> Goal: Leave out the pictures and print only the lines from the one with "Write a Python" through the one with "label_lift = [[7.8, 12.6], [6.8, 11.3]]", exactly as they are.

> Records shown:
──────────

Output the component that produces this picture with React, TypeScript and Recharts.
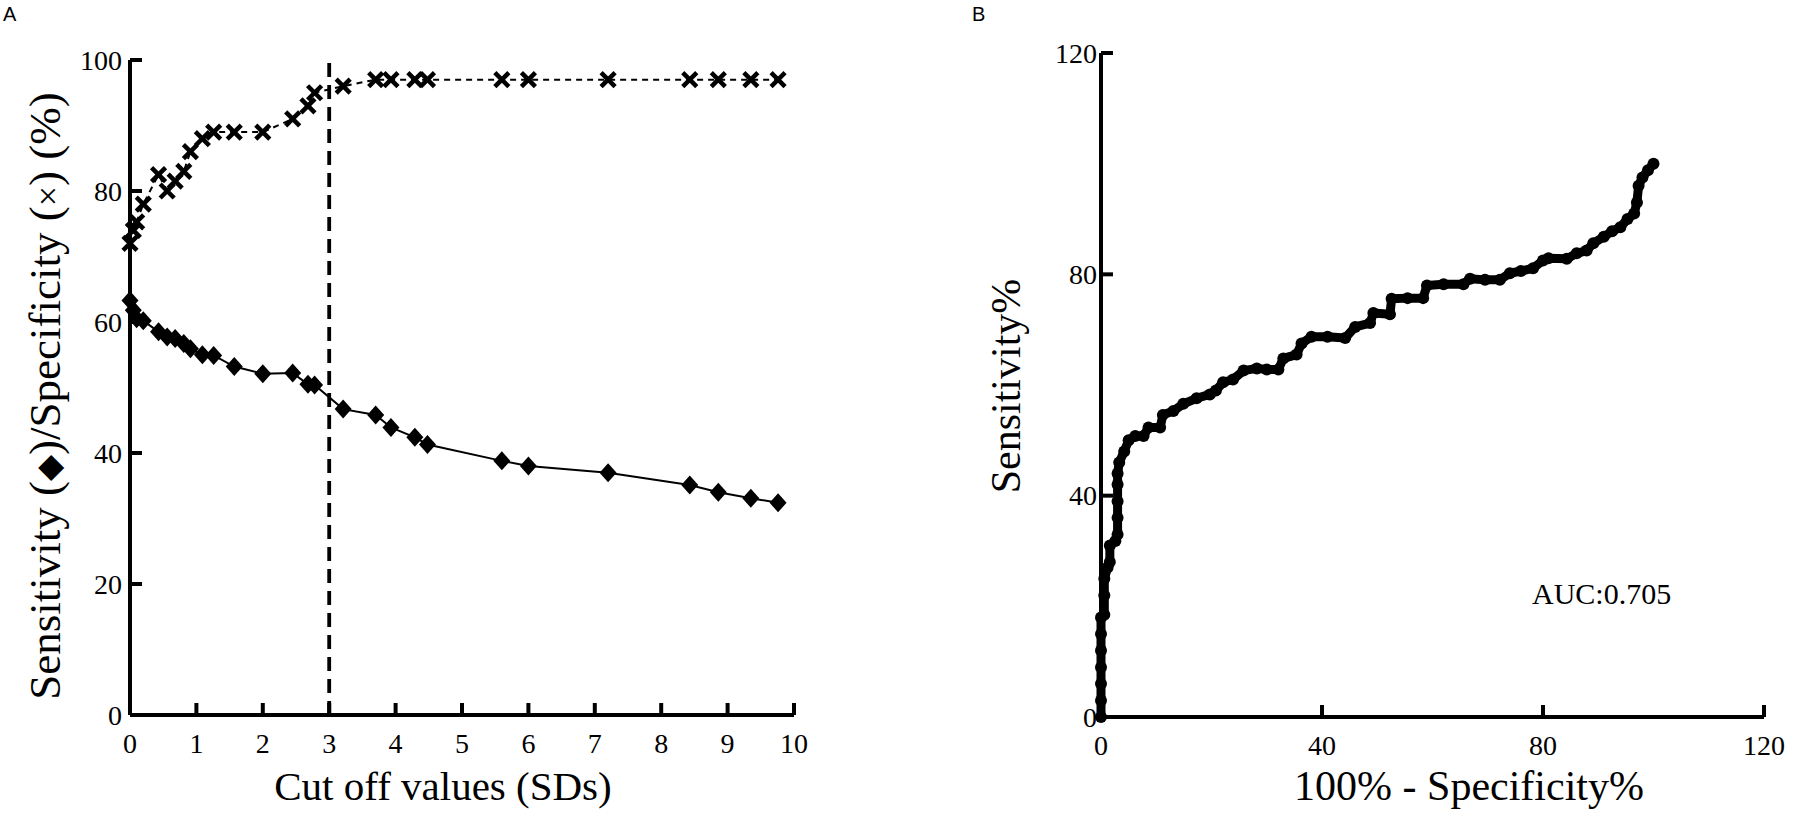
import React from 'react';
import { ComposedChart, Line, XAxis, YAxis, ReferenceLine } from 'recharts';

const SERIF = '"Liberation Serif", "Times New Roman", serif';
const SANS = '"Liberation Sans", Arial, sans-serif';

// Panel A: cut off values (SDs) with sensitivity / specificity (%)
const cutoffs = [0, 0.05, 0.1, 0.2, 0.43, 0.56, 0.68, 0.81, 0.91, 1.09, 1.26, 1.57, 2.0, 2.45, 2.68, 2.78, 3.21, 3.7, 3.93, 4.29, 4.48, 5.6, 6.0, 7.2, 8.43, 8.86, 9.35, 9.76];
const sensitivity = [63.3, 61.8, 60.5, 60.2, 58.5, 57.7, 57.5, 56.7, 55.9, 55.0, 54.9, 53.2, 52.1, 52.2, 50.5, 50.4, 46.7, 45.8, 43.9, 42.4, 41.3, 38.8, 38.0, 37.0, 35.1, 34.0, 33.1, 32.4];
const specificity = [72, 74, 75.3, 78, 82.5, 80, 81.5, 83, 86, 88, 89, 89, 89, 91, 93, 95, 96, 97, 97, 97, 97, 97, 97, 97, 97, 97, 97, 97];
const chosenCutoff = 3;
const ticksA_x = [0, 1, 2, 3, 4, 5, 6, 7, 8, 9, 10];
const ticksA_y = [0, 20, 40, 60, 80, 100];

// Panel B: ROC curve
const rocFpr = [0, 0, 0, 0, 0, 0, 0, 0.6, 0.6, 0.6, 1.2, 1.6, 1.6, 2.6, 3, 3, 3, 3, 3, 3.3, 4.2, 5, 6.2, 7.7, 8.6, 10.7, 11.2, 13.1, 14.9, 17.3, 19.7, 20.8, 22.1, 23.9, 25.8, 28.2, 30, 32.1, 33, 35.4, 36.3, 38.1, 41, 44.2, 46, 48.7, 49.3, 52.3, 52.6, 55.5, 58.3, 59, 62, 65.6, 66.8, 69.5, 72.2, 74, 76, 78.2, 80, 81, 84.3, 86.1, 87.9, 89.1, 91, 92.5, 94, 95.3, 96.5, 97, 97.3, 98, 99, 100];
const rocTpr = [0, 3, 6, 9, 12, 15, 18, 18.5, 22, 25, 27, 28, 31, 31.8, 33, 36, 39, 42, 44, 46, 48, 50, 50.8, 50.8, 52.3, 52.3, 54.6, 55.3, 56.6, 57.6, 58.3, 59, 60.5, 61, 62.6, 63, 62.8, 62.8, 64.8, 65.5, 67.5, 68.7, 68.7, 68.5, 70.5, 71.2, 73, 72.8, 75.6, 75.7, 75.7, 78, 78.2, 78.2, 79.2, 79, 79, 80.2, 80.6, 81.1, 82.5, 82.9, 82.8, 83.8, 84.3, 85.6, 86.8, 87.8, 88.5, 90, 91, 93, 96, 97.5, 98.8, 100];
const ticksB = [0, 40, 80, 120];
const aucText = 'AUC:0.705';

const dataA = cutoffs.map((c, i) => ({ cut: c, sens: sensitivity[i], spec: specificity[i] }));
const dataB = rocFpr.map((f, i) => ({ fpr: f, tpr: rocTpr[i] }));

const TICK_LEN = 12;
const X_MARGIN = 10;
const Y_MARGIN = 10;

function makeBottomTick(fontSize: number) {
  return (props: any) => {
    const { x, y, payload } = props;
    const axisY = y - X_MARGIN;
    return (
      <g>
        {payload.value !== 0 && (
          <line x1={x} x2={x} y1={axisY} y2={axisY - TICK_LEN} stroke="#000" strokeWidth={4} />
        )}
        <text x={x} y={axisY + 38} textAnchor="middle" fontSize={fontSize} fontFamily={SERIF} fill="#000">
          {payload.value}
        </text>
      </g>
    );
  };
}

function makeLeftTick(fontSize: number, gap: number) {
  return (props: any) => {
    const { x, y, payload } = props;
    const axisX = x + Y_MARGIN;
    return (
      <g>
        {payload.value !== 0 && (
          <line x1={axisX} x2={axisX + TICK_LEN} y1={y} y2={y} stroke="#000" strokeWidth={4} />
        )}
        <text x={axisX - gap} y={y} dy="0.35em" textAnchor="end" fontSize={fontSize} fontFamily={SERIF} fill="#000">
          {payload.value}
        </text>
      </g>
    );
  };
}

const XMark = (p: any) => {
  const { cx, cy } = p;
  if (cx == null || cy == null) return <g key={p.key} />;
  const s = 7;
  return (
    <g key={`x${p.index}`}>
      <line x1={cx - s} y1={cy - s} x2={cx + s} y2={cy + s} stroke="#000" strokeWidth={4.5} />
      <line x1={cx - s} y1={cy + s} x2={cx + s} y2={cy - s} stroke="#000" strokeWidth={4.5} />
    </g>
  );
};

const Diamond = (p: any) => {
  const { cx, cy } = p;
  if (cx == null || cy == null) return <g key={p.key} />;
  const w = 8.5;
  const h = 9.5;
  return (
    <polygon
      key={`d${p.index}`}
      points={`${cx},${cy - h} ${cx + w},${cy} ${cx},${cy + h} ${cx - w},${cy}`}
      fill="#000"
    />
  );
};

const RocDot = (p: any) => {
  const { cx, cy } = p;
  if (cx == null || cy == null) return <g key={p.key} />;
  return <circle key={`r${p.index}`} cx={cx} cy={cy} r={6} fill="#000" />;
};

const axisLine = { stroke: '#000', strokeWidth: 4 };

export default function App() {
  return (
    <div style={{ position: 'absolute', left: 0, top: 0, width: 1793, height: 824, background: '#fff' }}>
      <div style={{ position: 'absolute', left: 0, top: 0 }}>
        <ComposedChart width={830} height={824} data={dataA} margin={{ top: 60, right: 36, bottom: 49, left: 70 }}>
          <XAxis
            dataKey="cut"
            type="number"
            domain={[0, 10]}
            ticks={ticksA_x}
            interval={0}
            height={60}
            axisLine={axisLine}
            tickLine={false}
            tickSize={0}
            tickMargin={X_MARGIN}
            tick={makeBottomTick(28)}
          />
          <YAxis
            type="number"
            domain={[0, 100]}
            ticks={ticksA_y}
            interval={0}
            width={60}
            axisLine={axisLine}
            tickLine={false}
            tickSize={0}
            tickMargin={Y_MARGIN}
            tick={makeLeftTick(28, 8)}
          />
          <ReferenceLine x={chosenCutoff} stroke="#000" strokeWidth={3.8} strokeDasharray="14 8" />
          <Line
            dataKey="spec"
            stroke="#000"
            strokeWidth={2}
            strokeDasharray="6 5"
            dot={XMark}
            activeDot={false}
            isAnimationActive={false}
          />
          <Line
            dataKey="sens"
            stroke="#000"
            strokeWidth={2}
            dot={Diamond}
            activeDot={false}
            isAnimationActive={false}
          />
        </ComposedChart>
      </div>
      <div style={{ position: 'absolute', left: 980, top: 0 }}>
        <ComposedChart width={813} height={824} data={dataB} margin={{ top: 53, right: 29, bottom: 47, left: 61 }}>
          <XAxis
            dataKey="fpr"
            type="number"
            domain={[0, 120]}
            ticks={ticksB}
            interval={0}
            height={60}
            axisLine={axisLine}
            tickLine={false}
            tickSize={0}
            tickMargin={X_MARGIN}
            tick={makeBottomTick(28)}
          />
          <YAxis
            type="number"
            domain={[0, 120]}
            ticks={ticksB}
            interval={0}
            width={60}
            axisLine={axisLine}
            tickLine={false}
            tickSize={0}
            tickMargin={Y_MARGIN}
            tick={makeLeftTick(28, 4)}
          />
          <Line
            dataKey="tpr"
            stroke="#000"
            strokeWidth={9}
            strokeLinejoin="round"
            strokeLinecap="round"
            dot={RocDot}
            activeDot={false}
            isAnimationActive={false}
          />
        </ComposedChart>
      </div>
      <svg width={1793} height={824} style={{ position: 'absolute', left: 0, top: 0, pointerEvents: 'none' }}>
        <text x={3} y={21} fontSize={20} fontFamily={SANS} fill="#000">A</text>
        <text x={972} y={21} fontSize={20} fontFamily={SANS} fill="#000">B</text>
        <text x={443} y={800} textAnchor="middle" fontSize={41} fontFamily={SERIF} fill="#000">
          Cut off values (SDs)
        </text>
        <text transform="translate(60,396) rotate(-90)" textAnchor="middle" fontSize={45} fontFamily={SERIF} fill="#000">
          Sensitivity (<tspan fontSize={34}>◆</tspan>)/Specificity (<tspan fontSize={36}>×</tspan>) (%)
        </text>
        <text x={1469} y={800} textAnchor="middle" fontSize={42} fontFamily={SERIF} fill="#000">
          100% - Specificity%
        </text>
        <text transform="translate(1020,386) rotate(-90)" textAnchor="middle" fontSize={42} fontFamily={SERIF} fill="#000">
          Sensitivity%
        </text>
        <text x={1532} y={604} fontSize={30} fontFamily={SERIF} fill="#000">
          {aucText}
        </text>
      </svg>
    </div>
  );
}
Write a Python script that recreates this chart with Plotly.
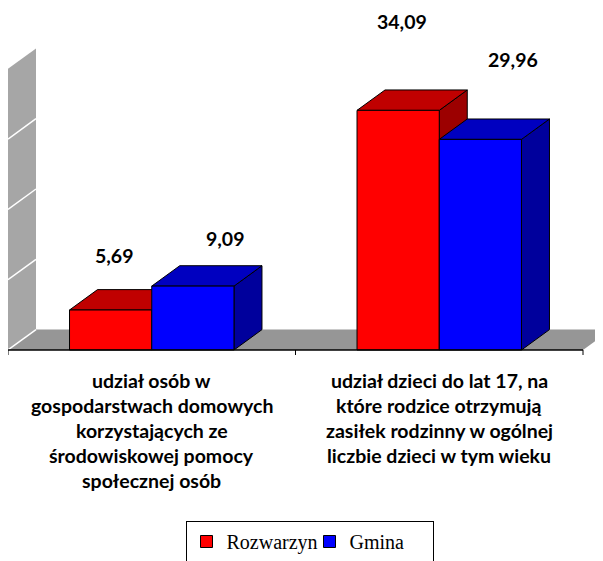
import plotly.graph_objects as go

# data
category_lines = [
    ["udział osób w", "gospodarstwach domowych", "korzystających ze",
     "środowiskowej pomocy", "społecznej osób"],
    ["udział dzieci do lat 17, na", "które rodzice otrzymują",
     "zasiłek rodzinny w ogólnej", "liczbie dzieci w tym wieku"],
]
series_names = ["Rozwarzyn", "Gmina"]
rozwarzyn = [5.69, 34.09]
gmina = [9.09, 29.96]
grid_values = [0, 10, 20, 30]
y_top = 40

# look of the fake 3d
BAR_W = 0.286
DX = 0.0974
DY = 2.9
front = ["#ff0000", "#0000ff"]
top_col = ["#c00000", "#0000c0"]
side_col = ["#9c0000", "#00009c"]
label_dx = [0.015, 0.115]
label_lift = [[7.8, 12.6], [6.8, 11.3]]

# page has an 8px body margin, so the figure sits at (8, 8)
W, H = 595, 553
PLOT_H = 347           # plot area: page y 8..355
PX_PER_UNIT = 7.03

def py2paper(py_page):
    return (355 - py_page) / PLOT_H

def poly(pts):
    return "M " + " L ".join("%f,%f" % p for p in pts) + " Z"

fig = go.Figure()
shapes = []

# back wall + floor
x0 = -0.5
shapes.append(dict(type="path", layer="below", line=dict(width=0), fillcolor="#a6a6a6",
                   path=poly([(x0, 0), (x0, y_top), (x0 + DX, y_top + DY), (x0 + DX, DY)])))
shapes.append(dict(type="path", layer="below", line=dict(width=0), fillcolor="#969696",
                   path=poly([(x0, 0), (1.5, 0), (1.5 + DX, DY), (x0 + DX, DY)])))
for v in grid_values:
    shapes.append(dict(type="line", layer="below", x0=x0, y0=v, x1=x0 + DX, y1=v + DY,
                       line=dict(color="white", width=1.5)))

# tops and sides of the bars
all_vals = [rozwarzyn, gmina]
for i in range(len(category_lines)):
    for s, vals in enumerate(all_vals):
        v = vals[i]
        bl = i - BAR_W if s == 0 else i
        br = bl + BAR_W
        shapes.append(dict(type="path", layer="below", fillcolor=side_col[s],
                           line=dict(color="black", width=1),
                           path=poly([(br, 0), (br, v), (br + DX, v + DY), (br + DX, DY)])))
        shapes.append(dict(type="path", layer="below", fillcolor=top_col[s],
                           line=dict(color="black", width=1),
                           path=poly([(bl, v), (br, v), (br + DX, v + DY), (bl + DX, v + DY)])))

# axis line and ticks
shapes.append(dict(type="line", x0=x0, y0=0, x1=1.5, y1=0, line=dict(color="black", width=1.5)))
for t in [-0.5, 0.5, 1.5]:
    shapes.append(dict(type="line", x0=t, y0=0, x1=t, y1=-0.8, line=dict(color="black", width=1)))

for s, vals in enumerate(all_vals):
    fig.add_trace(go.Bar(
        x=list(range(len(vals))), y=vals, name=series_names[s],
        marker=dict(color=front[s], line=dict(color="black", width=1)),
        hoverinfo="skip"
    ))

ann = []
for s, vals in enumerate(all_vals):
    for i, v in enumerate(vals):
        cx = i - BAR_W / 2 if s == 0 else i + BAR_W / 2
        ann.append(dict(x=cx + label_dx[s], y=v + label_lift[s][i], xref="x", yref="y",
                        text=("%.2f" % v).replace(".", ","), showarrow=False,
                        font=dict(family="Lato", size=19.5, color="black", weight="bold")))

for i, lines in enumerate(category_lines):
    for k, line in enumerate(lines):
        ann.append(dict(x=i, y=py2paper(380 + 25.2 * k), xref="x", yref="paper",
                        xanchor="center", yanchor="middle",
                        text=line, showarrow=False,
                        font=dict(family="Lato", size=19.5, color="black", weight="bold")))

fig.update_layout(
    width=W, height=H,
    margin=dict(l=0, r=0, t=0, b=H - PLOT_H, pad=0, autoexpand=False),
    paper_bgcolor="white", plot_bgcolor="white",
    barmode="group", bargap=1 - 2 * BAR_W, bargroupgap=0,
    xaxis=dict(range=[-0.5, -0.5 + W / 287.5], showticklabels=False, showgrid=False,
               zeroline=False, showline=False, ticks=""),
    yaxis=dict(range=[-5 / PX_PER_UNIT, 342 / PX_PER_UNIT], showticklabels=False,
               showgrid=False, zeroline=False, showline=False, ticks=""),
    shapes=shapes, annotations=ann,
    showlegend=True,
    legend=dict(orientation="h", x=(309.5 - 8) / W, xanchor="center",
                y=py2paper(521), yanchor="top", bordercolor="black", borderwidth=1,
                font=dict(family="Liberation Serif", size=20, color="black"),
                itemwidth=30, entrywidth=78, entrywidthmode="pixels", bgcolor="white"),
)

fig.write_html("out.html")
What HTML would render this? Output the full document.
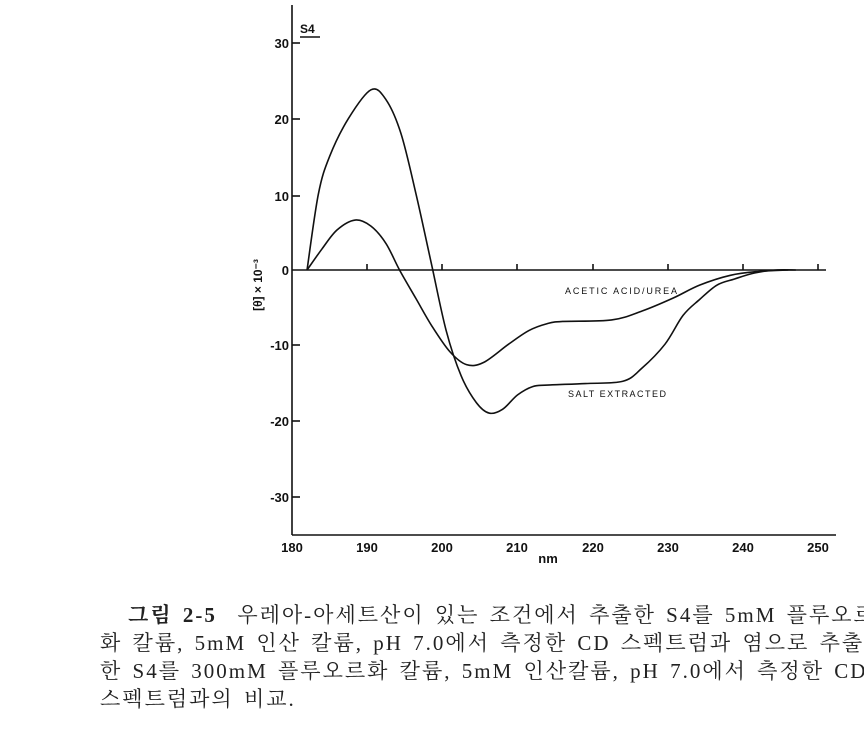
<!DOCTYPE html>
<html><head><meta charset="utf-8"><style>
html,body{margin:0;padding:0;background:#fff;width:864px;height:746px;overflow:hidden;position:relative}
.cap{position:absolute;left:0;width:864px;white-space:nowrap;overflow:hidden;font-family:"Liberation Serif","Noto Serif CJK SC",serif;font-size:21px;letter-spacing:2px;word-spacing:3px;color:#222;box-sizing:border-box}
</style></head><body>
<svg width="864" height="580" style="position:absolute;left:0;top:0" font-family="Liberation Sans, sans-serif">
<g stroke="#111" stroke-width="1.6" fill="none">
<line x1="292" y1="5" x2="292" y2="535"/>
<line x1="292" y1="535" x2="836" y2="535"/>
<line x1="292" y1="270" x2="826" y2="270"/>
<line x1="292" y1="43" x2="300" y2="43"/><line x1="292" y1="119" x2="300" y2="119"/><line x1="292" y1="196" x2="300" y2="196"/>
<line x1="292" y1="345" x2="300" y2="345"/><line x1="292" y1="421" x2="300" y2="421"/><line x1="292" y1="497" x2="300" y2="497"/>
<line x1="367" y1="270" x2="367" y2="264"/><line x1="442" y1="270" x2="442" y2="264"/><line x1="517" y1="270" x2="517" y2="264"/>
<line x1="593" y1="270" x2="593" y2="264"/><line x1="668" y1="270" x2="668" y2="264"/><line x1="743" y1="270" x2="743" y2="264"/><line x1="818" y1="270" x2="818" y2="264"/>
<line x1="300" y1="37" x2="320" y2="37"/>
<path id="p1"/><path id="p2"/>
</g>
<g font-size="13" font-weight="bold" fill="#111" text-anchor="end">
<text x="289" y="48">30</text><text x="289" y="124">20</text><text x="289" y="201">10</text><text x="289" y="275">0</text>
<text x="289" y="350">-10</text><text x="289" y="426">-20</text><text x="289" y="502">-30</text>
</g>
<g font-size="13" font-weight="bold" fill="#111" text-anchor="middle">
<text x="292" y="552">180</text><text x="367" y="552">190</text><text x="442" y="552">200</text><text x="517" y="552">210</text>
<text x="593" y="552">220</text><text x="668" y="552">230</text><text x="743" y="552">240</text><text x="818" y="552">250</text>
<text x="548" y="563">nm</text>
</g>
<text x="300" y="33" font-size="12" font-weight="bold" fill="#111">S4</text>
<text transform="translate(262,285) rotate(-90)" font-size="12" font-weight="bold" fill="#111" text-anchor="middle">[θ] × 10⁻³</text>
<text x="565" y="294" font-size="9" fill="#111" textLength="112">ACETIC ACID/UREA</text>
<text x="568" y="397" font-size="9" fill="#111" textLength="98">SALT EXTRACTED</text>
</svg>
<div class="cap" style="top:599px;padding-left:128px"><b>그림 2-5</b>&nbsp;&nbsp;우레아-아세트산이 있는 조건에서 추출한 S4를 5mM 플루오르</div>
<div class="cap" style="top:627px;padding-left:100px">화 칼륨, 5mM 인산 칼륨, pH 7.0에서 측정한 CD 스펙트럼과 염으로 추출</div>
<div class="cap" style="top:655px;padding-left:100px">한 S4를 300mM 플루오르화 칼륨, 5mM 인산칼륨, pH 7.0에서 측정한 CD</div>
<div class="cap" style="top:683px;padding-left:100px">스펙트럼과의 비교.</div>
<script>
function X(n){return 292+(n-180)*7.52}function Y(v){return 270-v*7.57}
function cr(pts){var p=pts.map(function(a){return[X(a[0]),Y(a[1])]});var d="M"+p[0][0]+","+p[0][1];
for(var i=0;i<p.length-1;i++){var p0=p[i-1]||p[i],p1=p[i],p2=p[i+1],p3=p[i+2]||p2;
d+=" C"+(p1[0]+(p2[0]-p0[0])/6)+","+(p1[1]+(p2[1]-p0[1])/6)+" "+(p2[0]-(p3[0]-p1[0])/6)+","+(p2[1]-(p3[1]-p1[1])/6)+" "+p2[0]+","+p2[1];}return d;}
document.getElementById("p1").setAttribute("d",cr([[182,0],[183.5,10],[185,15],[187.5,20],[190.5,23.8],[192.5,22.5],[194.5,18],[196.5,10],[198.5,1],[200.5,-8],[202.5,-14],[204.5,-17.5],[206.2,-18.9],[208,-18.4],[210,-16.5],[212,-15.4],[214,-15.2],[219,-15],[224,-14.7],[226.5,-13],[229.6,-9.8],[232,-6],[234.2,-3.9],[236.5,-2],[238.8,-1.2],[241.5,-0.4],[244.4,0],[247,0]]));
document.getElementById("p2").setAttribute("d",cr([[182,0],[184,2.8],[186,5.3],[188.4,6.6],[190.5,5.8],[192.5,3.5],[194.3,0],[196.5,-3.8],[198.6,-7.4],[201,-10.8],[203.2,-12.5],[205.5,-12.2],[208.8,-9.8],[211.5,-8],[213.9,-7.1],[216,-6.8],[222.5,-6.6],[226.6,-5.4],[230.7,-3.7],[234.2,-2],[238.3,-0.7],[242,-0.2],[246,0]]));
</script>
</body></html>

──────────

> The completed task:
Write a Python script that recreates this chart with Plotly.
import plotly.graph_objects as go

# data
category_lines = [
    ["udział osób w", "gospodarstwach domowych", "korzystających ze",
     "środowiskowej pomocy", "społecznej osób"],
    ["udział dzieci do lat 17, na", "które rodzice otrzymują",
     "zasiłek rodzinny w ogólnej", "liczbie dzieci w tym wieku"],
]
series_names = ["Rozwarzyn", "Gmina"]
rozwarzyn = [5.69, 34.09]
gmina = [9.09, 29.96]
grid_values = [0, 10, 20, 30]
y_top = 40

# look of the fake 3d
BAR_W = 0.286
DX = 0.0974
DY = 2.9
front = ["#ff0000", "#0000ff"]
top_col = ["#c00000", "#0000c0"]
side_col = ["#9c0000", "#00009c"]
label_dx = [0.015, 0.115]
label_lift = [[7.8, 12.6], [6.8, 11.3]]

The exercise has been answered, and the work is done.